# Sleep and Dreams > General Dream Discussion > Dream Interpretation >  >  Sex with an ex-boyfriend.

## haleakila

A few weeks ago, I had a dream that my ex-boyfriend and I were having sex. There were a lot of differet things in this dream, and I can remember it perfectly. I want someone to tell me what it REALLY means.  ::hrm::   ::help::

----------


## Burned up

I believe that we as humans are naturally drawn to merge with each other (as we were before we were born and in some ways for a while after) and that sex is the nearest we can get to merging with someone.

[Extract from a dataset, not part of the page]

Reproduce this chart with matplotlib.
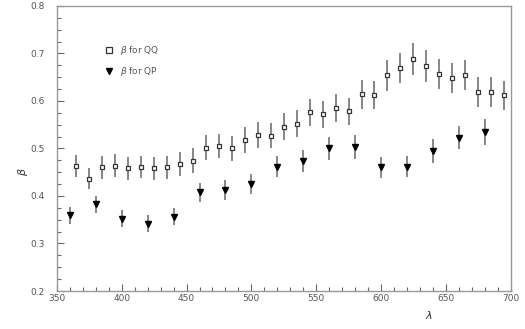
import numpy as np
import matplotlib
matplotlib.use('Agg')
import matplotlib.pyplot as plt
from matplotlib.lines import Line2D
from matplotlib.ticker import MultipleLocator

# beta for QQ (open squares)
lam_qq = np.arange(365, 700, 10)
beta_qq = [0.463, 0.436, 0.460, 0.464, 0.458, 0.461, 0.458, 0.460, 0.467, 0.474,
           0.502, 0.505, 0.500, 0.518, 0.528, 0.527, 0.546, 0.552, 0.576, 0.572,
           0.585, 0.578, 0.614, 0.613, 0.654, 0.670, 0.688, 0.674, 0.657, 0.648,
           0.655, 0.619, 0.619, 0.612]
err_qq = [0.023, 0.022, 0.024, 0.024, 0.024, 0.024, 0.024, 0.024, 0.025, 0.026,
          0.026, 0.026, 0.026, 0.027, 0.027, 0.027, 0.028, 0.028, 0.029, 0.029,
          0.029, 0.029, 0.030, 0.030, 0.032, 0.032, 0.034, 0.033, 0.032, 0.032,
          0.032, 0.031, 0.031, 0.031]

# beta for QP (filled triangles)
lam_qp = np.arange(360, 690, 20)
beta_qp = [0.359, 0.383, 0.352, 0.342, 0.356, 0.408, 0.413, 0.425, 0.462, 0.473,
           0.500, 0.503, 0.460, 0.462, 0.495, 0.523, 0.535]
err_qp = [0.018, 0.018, 0.018, 0.018, 0.018, 0.020, 0.021, 0.021, 0.023, 0.023,
          0.025, 0.025, 0.023, 0.023, 0.025, 0.025, 0.027]

grey = '#666666'
plt.rcParams['font.family'] = 'DejaVu Sans'

fig = plt.figure(figsize=(5.25, 3.29), dpi=100)
ax = fig.add_axes([0.1086, 0.1155, 0.8638, 0.8663])

ax.errorbar(lam_qq, beta_qq, yerr=err_qq, fmt='s', ms=3.4, mfc='white', mec='#333333',
            mew=0.9, ecolor=grey, elinewidth=1.1, capsize=0)
ax.errorbar(lam_qp, beta_qp, yerr=err_qp, fmt='v', ms=4.3, mfc='black', mec='black',
            ecolor=grey, elinewidth=1.1, capsize=0)

ax.set_xlim(350, 700)
ax.set_ylim(0.2, 0.8)
ax.xaxis.set_major_locator(MultipleLocator(50))
ax.xaxis.set_minor_locator(MultipleLocator(10))
ax.yaxis.set_major_locator(MultipleLocator(0.1))
ax.yaxis.set_minor_locator(MultipleLocator(0.025))
ax.tick_params(which='both', direction='in', color=grey, labelcolor='#555555',
               labelsize=6.5, top=False, right=False)
ax.tick_params(which='major', length=5, width=0.8)
ax.tick_params(which='minor', length=3, width=0.8)
ax.tick_params(axis='y', pad=9)
ax.tick_params(axis='x', pad=2)
ax.yaxis.set_major_formatter(matplotlib.ticker.FormatStrFormatter('%.1f'))
for s in ax.spines.values():
    s.set_color('#999999')
    s.set_linewidth(1.0)

ax.text(637, 0.15, r'$\lambda$', ha='center', va='center', fontsize=8, color='#333333')
ax.text(-0.076, 0.42, r'$\beta$', transform=ax.transAxes, ha='center', va='center',
        rotation=90, fontsize=8, color='#333333')

handles = [Line2D([], [], ls='none', marker='s', ms=4, mfc='white', mec='#333333', mew=0.9),
           Line2D([], [], ls='none', marker='v', ms=4.5, mfc='black', mec='black')]
leg = ax.legend(handles, [r'$\beta$ for QQ', r'$\beta$ for QP'], loc='upper left',
                bbox_to_anchor=(0.085, 0.895), frameon=False, fontsize=6.5,
                handletextpad=0.6, labelspacing=0.9, handlelength=1.2)
for t in leg.get_texts():
    t.set_color('#555555')

fig.savefig('out.png', dpi=100)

Often people report that it wasn't the sexual excitement itself that was the overwhelming feeling in the dream but rather the feeling of being one with someone and how natural that seemed.  If that was your experience, then I think you're fantasising about your earliest memories but as you don't have real memories (only feelings etc) of those times you replace them with more familiar memories.  In this case, what the dream doesn't mean is that you want your boyfriend back.  Indeed many happily married people dream of sex with people other than their husband/wife.

On the other hand if the dream was mainly about excitement then it could well be that you wish for him (or someone like him) to be your sexual partner.

In both cases, the dream represents a wish.  The difference is what your feelings were, as these give bigger clues to what buried in your unconscious.

----------


## Xena

i like how you dont tell us any details except that you were dongin it with your bf... and then expect me to tell you what it really means... what is the reason for this... were you going to send it to us later? well ill tell you what your dream means either way... it means you miss getting down and dirty with your ex..  ::hump::

----------